The International Taskforce Port Call Optimization started to work on establishing common definitions following the milestone inaugural meeting of the ISO Technical Committee 8 on technical standards for administrative and operational data last December.
The aim is to achieve real data exchange between ship and shore for custom declarations, arrival times or completion times of cargo services instead of the typical reporting of such information in many different formats through Excel or Word documents or even by voice communications.
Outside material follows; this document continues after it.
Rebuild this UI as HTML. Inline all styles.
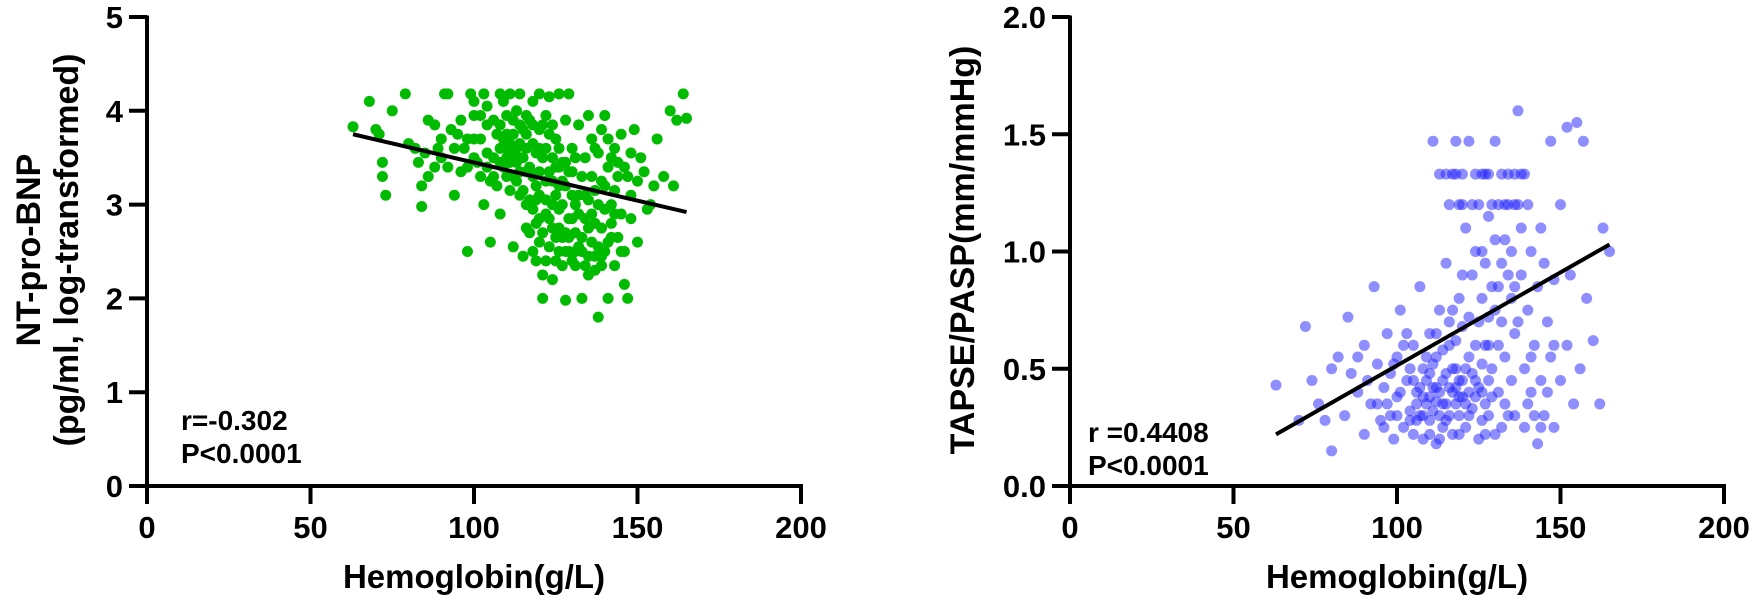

“By establishing robust technical standards, the aim is to support reliable and efficient data exchange between ship and shore using the non-technical standards from the IMO compendium, irrespective of any one technology platform and port community system,” said ITPCO Chairman Captain Ben van Scherpenzeel.
The ISO meeting, which took place following the invitation of nine industry NGOs including IAPH, had input as well as virtual attendance from 29 different maritime organisations and companies. Parties present during the meeting included BIMCO, DCSA, Digital Oceans, GS1, IALA, Israel Ports, Maersk, MSC, Wärtsilä, PortXchange and the Swedish Maritime Administration.
A robust path forward is to work together under ISO technical Committee 8 as it effectively takes commercial and vested interests out of the equation and allows for governance and fair play in the compromises that need to be reached between stakeholders
stated Captain van Scherpenzeel.
The ISO Technical Committee 8 will now continue the work on the alignment of ISO 28005-2 data model to the IMO Compendium, and develop a new, minimum standard for generic ship-shore information exchange needs which could be used for a port call.
This work is being conducted in parallel and collaboration with the IMO Expert Group on Data Harmonisation (EGDH) after the IMO Ports Resolution originally initiated by IAPH and the government of Canada to encourage voluntary cooperation between the port and shipping sectors to contribute to reducing GHG emissions from ships.
Finally, IAPH Managing Director Patrick Verhoeven, added that “if standards are implemented across all application program interfaces and the many different port community systems, a solid baseline will emerge upon which any port can commence or continue it’s ship- shore digitalization journey.”